A Gatebox, uma empresa Japonesa, está a desenvolver um assistente pessoal para casa que, ao contrário da Echo da Amazon ou da Alexa da Google, tem a forma de uma mulher. Esta mulher não só ajuda com tarefas, faz de calendário, entre outras coisas, como envia mensagens ao utilizador durante o dia. Estas mensagens tentam imitar mensagens que seriam enviados por uma companheira, e algumas das delas são bastante sugestivas, tentando claramente imitar o sentimento de cumplicidade e erotismo associados a uma relação real.
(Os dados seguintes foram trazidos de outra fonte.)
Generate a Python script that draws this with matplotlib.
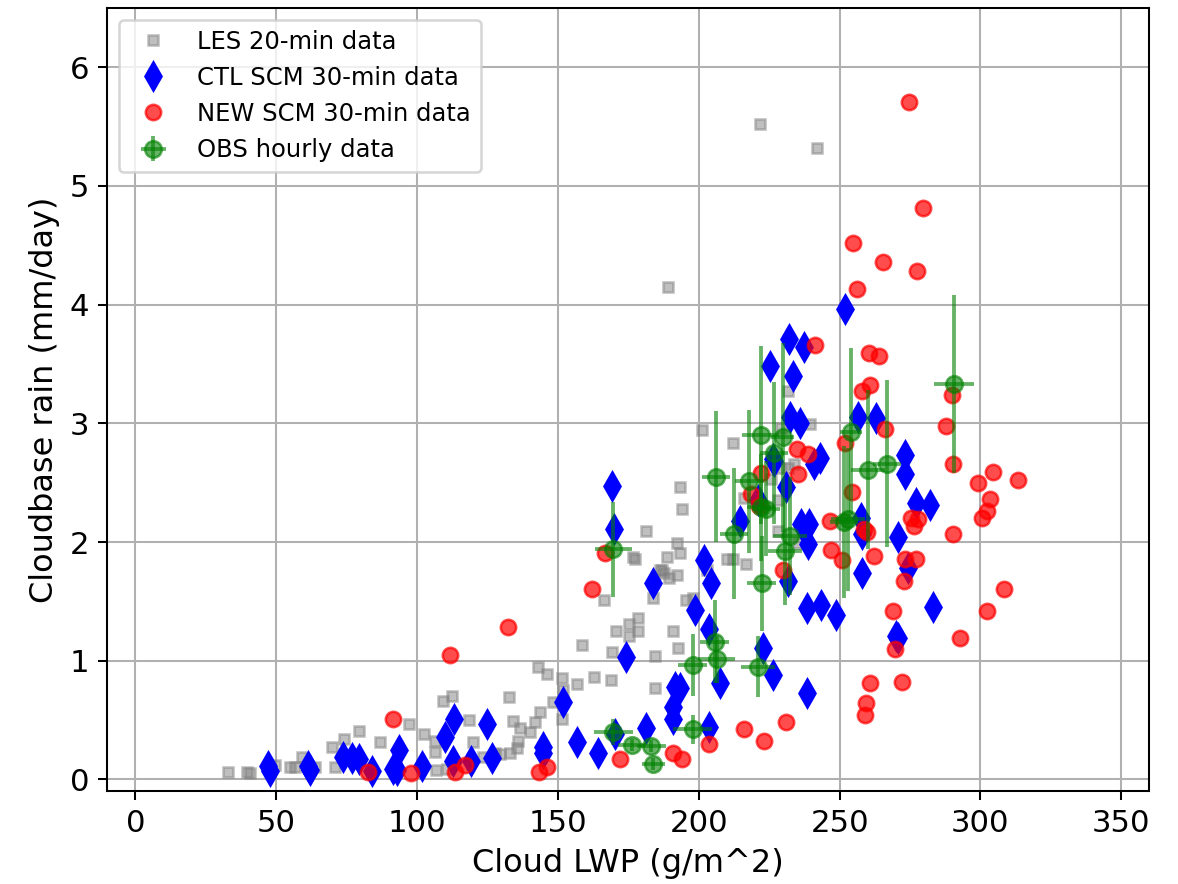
import numpy as np
import matplotlib
matplotlib.use("Agg")
import matplotlib.pyplot as plt

# LES 20-min data
les_lwp = [32.7, 39.5, 40.5, 49.4, 54.8, 56.6, 59.0, 63.7, 69.7, 70.8, 74.0, 79.3, 78.6,
           86.8, 97.1, 102.4, 106.4, 106.4, 109.2, 112.4, 118.5, 119.9, 106.7, 110.6,
           123.4, 127.7, 129.5, 133.0, 135.5, 135.9, 140.2, 136.6, 134.1, 142.0, 143.7,
           151.5, 148.3, 151.9, 132.7, 184.6, 169.0, 162.9, 156.9, 151.5, 146.2, 143.0,
           184.3, 192.8, 169.3, 158.6, 190.7, 170.7, 178.6, 175.4, 175.4, 178.6, 198.1,
           195.3, 183.9, 166.5, 192.4, 189.6, 187.5, 187.1, 177.2, 188.9, 193.2, 192.4,
           181.4, 193.9, 193.5, 201.0, 212.0, 189.2, 231.6, 239.4, 229.1, 229.1, 231.6,
           233.7, 225.5, 215.9, 228.0, 228.0, 235.1, 210.2, 212.0, 216.6, 186.4, 176.8,
           203.0, 221.6, 241.9]
les_rain = [0.06, 0.06, 0.05, 0.12, 0.10, 0.10, 0.19, 0.10, 0.27, 0.10, 0.34, 0.41, 0.18,
            0.31, 0.47, 0.38, 0.32, 0.23, 0.66, 0.70, 0.50, 0.31, 0.08, 0.09,
            0.19, 0.22, 0.21, 0.22, 0.26, 0.32, 0.40, 0.43, 0.49, 0.48, 0.57,
            0.51, 0.65, 0.75, 0.69, 0.77, 0.84, 0.86, 0.80, 0.85, 0.89, 0.95,
            1.04, 1.11, 1.07, 1.13, 1.25, 1.25, 1.25, 1.21, 1.31, 1.36, 1.53,
            1.51, 1.53, 1.51, 1.72, 1.70, 1.74, 1.76, 1.86, 1.87, 1.91, 1.99,
            2.09, 2.28, 2.46, 2.94, 2.83, 4.15, 3.27, 2.99, 2.96, 2.62, 2.62,
            2.66, 2.53, 2.37, 2.35, 2.09, 1.99, 1.86, 1.86, 1.81, 1.76, 1.87,
            1.76, 5.52, 5.32]

# CTL SCM 30-min data
ctl_lwp = [47.0, 47.7, 61.2, 61.9, 73.6, 76.8, 79.3, 83.9, 91.4, 93.6, 92.8, 101.7,
           109.9, 113.1, 112.8, 119.2, 124.9, 126.6, 169.3, 170.0, 183.6, 202.0, 204.5,
           198.5, 203.5, 174.3, 191.4, 193.2, 207.4, 190.7, 191.0, 181.4, 170.4, 203.8,
           151.9, 156.9, 164.3, 144.8, 144.8, 214.8, 226.2, 222.7, 226.2, 231.9, 237.3,
           225.2, 233.4, 251.9, 232.3, 235.8, 256.5, 262.9, 226.6, 243.0, 240.8, 230.9,
           236.2, 239.0, 238.7, 257.5, 257.9, 257.9, 273.2, 273.2, 277.1, 282.1, 270.7,
           274.3, 231.6, 238.3, 243.3, 248.6, 283.2, 270.0, 270.7, 238.3, 221.0]
ctl_rain = [0.11, 0.07, 0.11, 0.08, 0.19, 0.18, 0.17, 0.07, 0.09, 0.25, 0.08, 0.11,
            0.36, 0.51, 0.15, 0.15, 0.47, 0.18, 2.47, 2.11, 1.65, 1.85, 1.65,
            1.43, 1.27, 1.03, 0.78, 0.77, 0.81, 0.61, 0.51, 0.43, 0.38, 0.44,
            0.65, 0.31, 0.22, 0.27, 0.22, 2.18, 2.70, 1.11, 0.88, 3.71, 3.64,
            3.48, 3.40, 3.96, 3.05, 3.00, 3.05, 3.04, 2.68, 2.71, 2.66, 2.46,
            2.15, 2.15, 1.98, 2.20, 2.07, 1.74, 2.73, 2.57, 2.33, 2.31, 2.04,
            1.78, 1.67, 1.44, 1.47, 1.38, 1.45, 1.21, 1.19, 0.73, 2.35]

# NEW SCM 30-min data
new_lwp = [111.7, 91.4, 82.5, 97.8, 113.5, 117.0, 132.3, 162.2, 166.8, 143.4, 146.2,
           172.2, 191.0, 194.2, 203.8, 215.9, 223.0, 222.0, 218.4, 221.3, 256.1, 241.2,
           260.4, 263.9, 257.9, 260.7, 234.8, 238.7, 251.9, 235.1, 254.3, 246.5, 246.9,
           250.8, 262.2, 229.8, 258.6, 259.7, 290.0, 287.8, 290.3, 266.1, 304.5, 313.4,
           299.2, 303.4, 302.4, 300.6, 290.3, 275.3, 277.8, 276.4, 273.2, 277.1, 272.8,
           308.4, 302.4, 292.7, 268.9, 269.6, 260.7, 272.1, 259.3, 259.0, 230.9, 274.6,
           279.6, 254.7, 265.4, 277.4]
new_rain = [1.05, 0.51, 0.06, 0.05, 0.06, 0.12, 1.28, 1.60, 1.91, 0.06, 0.10,
            0.17, 0.22, 0.17, 0.30, 0.42, 0.32, 2.58, 2.40, 2.30, 4.13, 3.66,
            3.59, 3.57, 3.27, 3.32, 2.78, 2.74, 2.83, 2.57, 2.42, 2.18, 1.93,
            1.85, 1.88, 1.76, 2.11, 2.08, 3.24, 2.98, 2.66, 2.95, 2.59, 2.52,
            2.50, 2.36, 2.26, 2.20, 2.07, 2.20, 2.19, 2.13, 1.86, 1.86, 1.67,
            1.60, 1.42, 1.19, 1.42, 1.10, 0.81, 0.82, 0.64, 0.54, 0.48, 5.71,
            4.81, 4.52, 4.36, 4.28]

# OBS hourly data
obs_lwp = [169.7, 206.0, 218.0, 222.0, 229.8, 226.6, 222.0, 223.8, 212.4, 232.3, 230.5,
           222.3, 254.0, 260.0, 266.8, 253.0, 251.5, 290.6, 205.6, 206.3, 197.8, 220.9,
           169.7, 197.8, 176.4, 183.2, 183.9]
obs_rain = [1.94, 2.55, 2.51, 2.90, 2.88, 2.75, 2.29, 2.28, 2.07, 2.05, 1.92,
            1.65, 2.93, 2.61, 2.66, 2.19, 2.17, 3.33, 1.16, 1.01, 0.96, 0.95,
            0.40, 0.42, 0.29, 0.28, 0.13]
obs_lwp_err = [6.5, 5, 5, 6.5, 4, 5, 5, 5, 5, 6, 6,
               5, 4, 6, 5, 6, 5, 7, 5, 6.5, 5, 6,
               7, 7, 5, 5, 4]
obs_rain_err = [0.40, 0.55, 0.60, 0.75, 0.80, 0.60, 0.45, 0.40, 0.55, 0.50, 0.45,
                0.40, 0.70, 0.67, 0.70, 0.60, 0.64, 0.75, 0.35, 0.20, 0.26, 0.26,
                0.11, 0.12, 0.05, 0.05, 0.05]

fig = plt.figure(figsize=(6.4, 4.8), dpi=184.2)
ax = fig.add_axes([0.091, 0.105, 0.884, 0.886])

ax.plot(les_lwp, les_rain, 's', color='grey', alpha=0.5, markersize=4,
        label='LES 20-min data')
ax.plot(ctl_lwp, ctl_rain, 'bd', markersize=7.5, label='CTL SCM 30-min data')
ax.plot(new_lwp, new_rain, 'ro', alpha=0.7, markersize=6, label='NEW SCM 30-min data')
ax.errorbar(obs_lwp, obs_rain, xerr=obs_lwp_err, yerr=obs_rain_err, fmt='go',
            alpha=0.6, markersize=6.5, elinewidth=1.5, label='OBS hourly data')

ax.set_xlim(-10, 360)
ax.set_ylim(-0.1, 6.5)
ax.set_xticks(np.arange(0, 351, 50))
ax.set_yticks(np.arange(0, 7, 1))
ax.tick_params(labelsize=12)
ax.grid(True)
ax.set_xlabel('Cloud LWP (g/m^2)', fontsize=12.5)
ax.set_ylabel('Cloudbase rain (mm/day)', fontsize=12.5)
ax.legend(loc='upper left', fontsize=9.5)

fig.savefig('out.png', dpi=184.2)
Relativamente ao conceito de ter uma relação amorosa com um sistema operativo, os filmes Her (2013) e Blade Runner 2049 (2017) chegam os dois mais o menos à mesma conclusão- se nos apaixonarmos por um robô, por um programa de computador, esse mesmo programa terá uma relação com milhares, milhões de outras pessoas- não haverá exclusividade. No filme Her (2013), a personagem principal apaixona-se por um sistema operativo, para depois se sentir traído quando se apercebe que o sentimento de ter encontrado alguém que o percebia verdadeiramente não passava de uma ilusão. Aqui o paradoxo é que os algoritmos por detrás das aplicações que todos usamos, os quais estão agora a ser adaptados a estes robôs que tentam substituir parceiros amorosos, conseguem simular a aparência de compreensão, de individualidade, até de intimidade e cumplicidade, mas rapidamente se torna evidente que não é mais do que isso mesmo- uma simulação, e portanto, uma ilusão.
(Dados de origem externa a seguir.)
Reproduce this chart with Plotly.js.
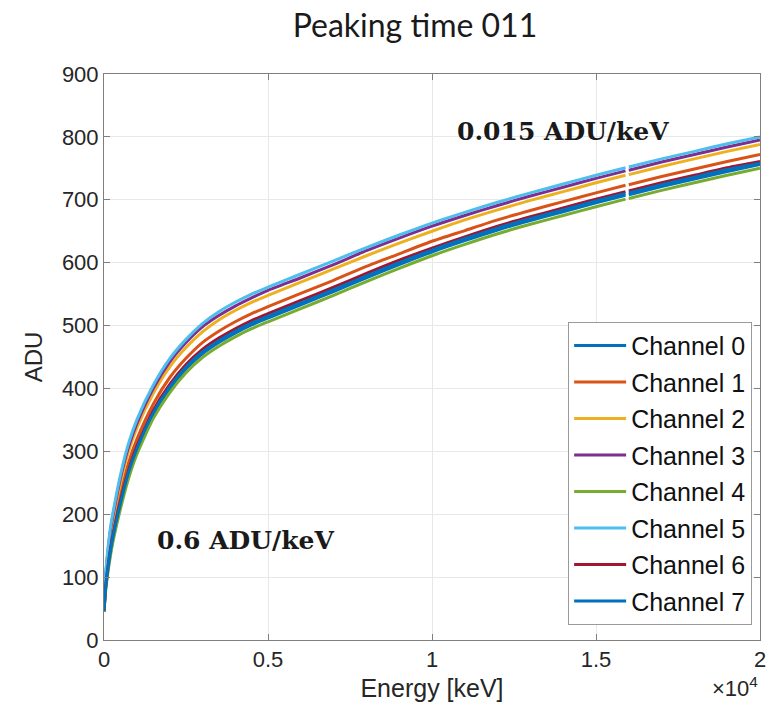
<!DOCTYPE html>
<html>
<head>
<meta charset="utf-8">
<script src="https://cdn.plot.ly/plotly-3.0.1.min.js"></script>
<style>html,body{margin:0;padding:0;background:#fff;}#chart{width:770px;height:717px;}</style>
</head>
<body>
<div id="chart"></div>
<script>
// Energy sample points [keV] (null in each series marks the small white gap seen in the reference)
const energy = [0, 50, 100, 200, 300, 500, 750, 1000, 1500, 2000, 2500, 3000, 3500, 4000, 4500, 5000, 6000, 7000, 8000, 9000, 10000, 11000, 12000, 13000, 14000, 15000, 15900, 15950, 16000, 17000, 18000, 19000, 20000];

const channelNames = ["Channel 0", "Channel 1", "Channel 2", "Channel 3", "Channel 4", "Channel 5", "Channel 6", "Channel 7"];
const channelColors = ["#0072BD", "#D95319", "#EDB120", "#7E2F8E", "#77AC30", "#4DBEEE", "#A2142F", "#0072BD"];

const ch0 = [45, 81, 104, 140, 168, 214, 263, 301, 358, 399, 431, 455, 473, 488, 501, 512, 533, 554, 576, 597, 617, 635, 652, 667, 681, 695, 707, null, 708, 721, 733, 745, 756];
const ch1 = [46, 90, 115, 155, 184, 232, 282, 319, 375, 417, 448, 473, 491, 506, 519, 530, 551, 572, 594, 614, 634, 651, 668, 683, 697, 711, 723, null, 724, 737, 749, 761, 772];
const ch2 = [47, 99, 127, 169, 199, 249, 300, 337, 392, 434, 465, 490, 509, 524, 537, 548, 569, 590, 611, 631, 650, 668, 684, 699, 713, 727, 739, null, 740, 753, 765, 777, 788];
const ch3 = [48, 102, 131, 175, 205, 257, 307, 344, 400, 442, 473, 498, 516, 531, 544, 556, 576, 597, 619, 639, 658, 675, 691, 706, 720, 734, 746, null, 747, 760, 772, 784, 795];
const ch4 = [45, 78, 100, 135, 163, 208, 257, 295, 352, 393, 425, 449, 467, 482, 495, 506, 527, 548, 570, 591, 611, 629, 646, 661, 675, 689, 701, null, 702, 715, 727, 739, 750];
const ch5 = [48, 105, 135, 180, 210, 262, 313, 350, 405, 447, 478, 503, 522, 537, 550, 561, 582, 603, 624, 644, 663, 680, 696, 711, 725, 739, 751, null, 752, 765, 777, 789, 800];
const ch6 = [46, 85, 108, 146, 174, 221, 270, 308, 365, 406, 438, 462, 480, 495, 508, 519, 540, 561, 583, 604, 623, 641, 658, 673, 687, 701, 713, null, 714, 727, 739, 751, 761];
const ch7 = [46, 83, 106, 143, 171, 217, 267, 304, 361, 402, 434, 458, 476, 491, 504, 515, 536, 557, 579, 600, 620, 638, 655, 670, 684, 698, 710, null, 711, 724, 736, 748, 758];

const xTickVals = [0, 5000, 10000, 15000, 20000];
const xTickText = ["0", "0.5", "1", "1.5", "2"];
const yTickVals = [0, 100, 200, 300, 400, 500, 600, 700, 800, 900];

const series = [ch0, ch1, ch2, ch3, ch4, ch5, ch6, ch7];

const traces = series.map((ys, i) => ({
  type: "scatter",
  mode: "lines",
  x: energy,
  y: ys,
  name: channelNames[i],
  legendgroup: "g" + i,
  connectgaps: false,
  line: {color: channelColors[i], width: 3, shape: "spline", smoothing: 0.6}
}));

const tickFont = {family: "Liberation Sans, Arial, sans-serif", size: 22, color: "#262626"};
const titleFont = {family: "Liberation Sans, Arial, sans-serif", size: 25, color: "#262626"};

const layout = {
  width: 770,
  height: 717,
  margin: {l: 104, r: 10, t: 74, b: 77},
  paper_bgcolor: "#ffffff",
  plot_bgcolor: "#ffffff",
  showlegend: true,
  title: {
    text: "Peaking time 011",
    font: {family: "Lato, Carlito, sans-serif", size: 32, color: "#1a1a1a"},
    x: 0.474, xref: "paper", xanchor: "center",
    y: 0.964, yref: "container", yanchor: "middle"
  },
  xaxis: {
    range: [0, 20000],
    tickvals: xTickVals,
    ticktext: xTickText,
    ticks: "inside",
    ticklen: 6,
    tickcolor: "#7f7f7f",
    showline: true,
    linecolor: "#7f7f7f",
    linewidth: 1,
    mirror: "ticks",
    showgrid: true,
    gridcolor: "#e8e8e8",
    zeroline: false,
    tickfont: tickFont,
    title: {text: "Energy [keV]", font: titleFont, standoff: 8}
  },
  yaxis: {
    range: [0, 900],
    tickvals: yTickVals,
    ticks: "inside",
    ticklen: 6,
    tickcolor: "#7f7f7f",
    showline: true,
    linecolor: "#7f7f7f",
    linewidth: 1,
    mirror: "ticks",
    showgrid: true,
    gridcolor: "#e8e8e8",
    zeroline: false,
    tickfont: tickFont,
    title: {text: "ADU", font: {family: "Liberation Sans, Arial, sans-serif", size: 24, color: "#262626"}, standoff: 12}
  },
  legend: {
    x: 0.988, xanchor: "right",
    y: 0.027, yanchor: "bottom",
    bgcolor: "#ffffff",
    bordercolor: "#9a9a9a",
    borderwidth: 1,
    itemwidth: 52,
    font: {family: "Liberation Sans, Arial, sans-serif", size: 25, color: "#111111"},
    tracegroupgap: 1
  },
  annotations: [
    {
      text: "<b>0.015 ADU/keV</b>",
      x: 10700, y: 809, xref: "x", yref: "y",
      xanchor: "left", yanchor: "middle", showarrow: false,
      font: {family: "DejaVu Serif, serif", size: 25, color: "#1a1a1a"}
    },
    {
      text: "<b>0.6 ADU/keV</b>",
      x: 1550, y: 159, xref: "x", yref: "y",
      xanchor: "left", yanchor: "middle", showarrow: false,
      font: {family: "DejaVu Serif, serif", size: 25, color: "#1a1a1a"}
    },
    {
      text: "×10<sup>4</sup>",
      x: 1.0, y: -0.083, xref: "paper", yref: "paper",
      xanchor: "right", yanchor: "middle", showarrow: false,
      font: {family: "Liberation Sans, Arial, sans-serif", size: 22, color: "#262626"}
    }
  ]
};

Plotly.newPlot("chart", traces, layout, {displayModeBar: false, staticPlot: true});
</script>
</body>
</html>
Uma reportagem interessantíssima da BBC de 2013 falava de homens que usavam aplicações que simulam uma relação amorosa. É difícil ver a reportagem sem ficar com a impressão que os dois homens em questão se comportam de uma maneira particularmente infantil, e que as estas aplicações acabam por perpetuar uma incapacidade de enfrentar o mundo real e mais especificamente, neste caso, de enfrentar a dura realidade das relações, ficando depois também desprovidos dos benefícios que estas dificuldades trazem.
Estas relações virtuais tornam-se também como substitutos de relações amorosas que os seus utilizadores são incapazes de ter, ou podem até ser maneiras de compensar défices ou necessidades passadas que não foram cumpridas. No caso da reportagem da BBC, o homem dada altura até admite que a aplicação é uma forma de cumprir um desejo que não foi cumprido, neste caso, o de ter tido uma namorada nos tempos de adolescente.
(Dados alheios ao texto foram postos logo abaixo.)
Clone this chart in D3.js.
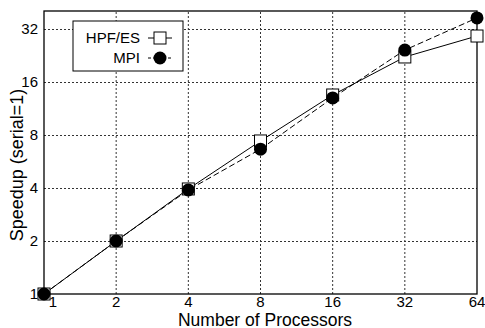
<!DOCTYPE html>
<html>
<head>
<meta charset="utf-8">
<script src="https://cdn.jsdelivr.net/npm/d3@7"></script>
<style>
body { margin: 0; background: #fff; }
text { font-family: "Liberation Sans", Arial, sans-serif; }
</style>
</head>
<body>
<script>
// data
var procs = [1, 2, 4, 8, 16, 32, 64];
var hpfes = [1, 2, 3.95, 7.4, 13.5, 22.2, 29.2];
var mpi = [1, 2, 3.9, 6.65, 13.0, 24.3, 37];
var yTicks = [1, 2, 4, 8, 16, 32];

var width = 485, height = 328;
var m = {left: 44, right: 8, top: 11, bottom: 34};

var svg = d3.select("body").append("svg")
  .attr("width", width)
  .attr("height", height);

var x = d3.scaleLog().base(2).domain([1, 64]).range([m.left, width - m.right]);
var y = d3.scaleLog().base(2).domain([1, 40.5]).range([height - m.bottom, m.top]);

// grid
svg.selectAll("line.gx")
  .data(procs.slice(1, -1)).enter().append("line")
  .attr("x1", function(d) { return x(d); })
  .attr("x2", function(d) { return x(d); })
  .attr("y1", y.range()[0]).attr("y2", y.range()[1])
  .attr("stroke", "#333").attr("stroke-width", 1)
  .attr("stroke-dasharray", "2,2");
svg.selectAll("line.gy")
  .data(yTicks.slice(1)).enter().append("line")
  .attr("x1", x.range()[0]).attr("x2", x.range()[1])
  .attr("y1", function(d) { return Math.round(y(d)) + 0.5; })
  .attr("y2", function(d) { return Math.round(y(d)) + 0.5; })
  .attr("stroke", "#333").attr("stroke-width", 1)
  .attr("stroke-dasharray", "2,2");

// frame
svg.append("rect")
  .attr("x", x.range()[0]).attr("y", y.range()[1])
  .attr("width", x.range()[1] - x.range()[0])
  .attr("height", y.range()[0] - y.range()[1])
  .attr("fill", "none").attr("stroke", "#000").attr("stroke-width", 1.3);

// tick labels
svg.selectAll("text.xt")
  .data(procs).enter().append("text")
  .attr("x", function(d) { return x(d) + (d == 1 ? 9 : 0); })
  .attr("y", height - m.bottom + 12.5)
  .attr("text-anchor", "middle")
  .attr("font-size", 15)
  .text(function(d) { return d; });
svg.selectAll("text.yt")
  .data(yTicks).enter().append("text")
  .attr("x", x.range()[0] - 6)
  .attr("y", function(d) { return y(d) + 5; })
  .attr("text-anchor", "end")
  .attr("font-size", 15)
  .text(function(d) { return d; });

// axis titles
svg.append("text")
  .attr("x", 265)
  .attr("y", height - 2.5)
  .attr("text-anchor", "middle")
  .attr("font-size", 17.5)
  .text("Number of Processors");
svg.append("text")
  .attr("transform", "translate(23,165) rotate(-90)")
  .attr("text-anchor", "middle")
  .attr("font-size", 18)
  .text("Speedup (serial=1)");

// lines
var line = d3.line()
  .x(function(d, i) { return x(procs[i]); })
  .y(function(d) { return y(d); });
svg.append("path").datum(hpfes)
  .attr("d", line).attr("fill", "none")
  .attr("stroke", "#000").attr("stroke-width", 1);
svg.append("path").datum(mpi)
  .attr("d", line).attr("fill", "none")
  .attr("stroke", "#000").attr("stroke-width", 1)
  .attr("stroke-dasharray", "6,3");

// markers
var sq = 12;
svg.selectAll("rect.hpf")
  .data(hpfes).enter().append("rect")
  .attr("x", function(d, i) { return x(procs[i]) - sq / 2; })
  .attr("y", function(d) { return y(d) - sq / 2; })
  .attr("width", sq).attr("height", sq)
  .attr("fill", "#fff").attr("stroke", "#000").attr("stroke-width", 1);
svg.selectAll("circle.mpi")
  .data(mpi).enter().append("circle")
  .attr("cx", function(d, i) { return x(procs[i]); })
  .attr("cy", function(d) { return y(d); })
  .attr("r", 6.5)
  .attr("fill", "#000");

// legend
var lg = svg.append("g").attr("transform", "translate(73,21)");
lg.append("rect")
  .attr("width", 110).attr("height", 50)
  .attr("fill", "#fff").attr("stroke", "#000").attr("stroke-width", 1);
lg.append("text").attr("x", 67).attr("y", 22).attr("text-anchor", "end")
  .attr("font-size", 15).text("HPF/ES");
lg.append("text").attr("x", 67).attr("y", 42).attr("text-anchor", "end")
  .attr("font-size", 15).text("MPI");
lg.append("line").attr("x1", 75).attr("x2", 99).attr("y1", 17).attr("y2", 17)
  .attr("stroke", "#000");
lg.append("rect").attr("x", 81).attr("y", 11).attr("width", 12).attr("height", 12)
  .attr("fill", "#fff").attr("stroke", "#000");
lg.append("line").attr("x1", 75).attr("x2", 99).attr("y1", 37).attr("y2", 37)
  .attr("stroke", "#000").attr("stroke-dasharray", "3,2");
lg.append("circle").attr("cx", 87).attr("cy", 37).attr("r", 6.5).attr("fill", "#000");
</script>
</body>
</html>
Falamos muito, cada vez mais, de género, sexo, amor. Por vezes falamos bem, por vezes falamos mal. Por vezes daí advêm discussões interessantes e necessárias, por vezes acabamos por nos perder e divagamos por aí a discutir o sexo dos anjos. Mas talvez o grande problema é que temos evitado falar de um problema específico, particularmente gritante, particularmente urgente- a grande crise das relações entre homem e mulher. E na sociedade em que vivemos, em que todas as facetas da vida são subjugadas pela lógica da troca, ou seja, pela lógica do mercado, as relações amorosas deviam ser um oásis de uma vida cada vez mais pautada pelo economicismo exagerado. Mas nem as relações amorosas estão a conseguir escapar à influência crescente das empresas de tecnologia, e neste caso mais específico, da robótica avançada e dos algoritmos desenhados para nos perceber para depois nos prender em ciclos de vício de uso e captação de atenção. O resultado? Não sabemos ainda exatamente o efeito possível sobre a sociedade, sobretudo se a virtualização das relações amorosas se tornar a nova norma. Mas podemos especular que nos vai tornar em ser humanos mais padronizados, mais infantis, e menos genuínos, ou seja, a virtualização das relações tem o potencial de nos tornar… Menos humanos.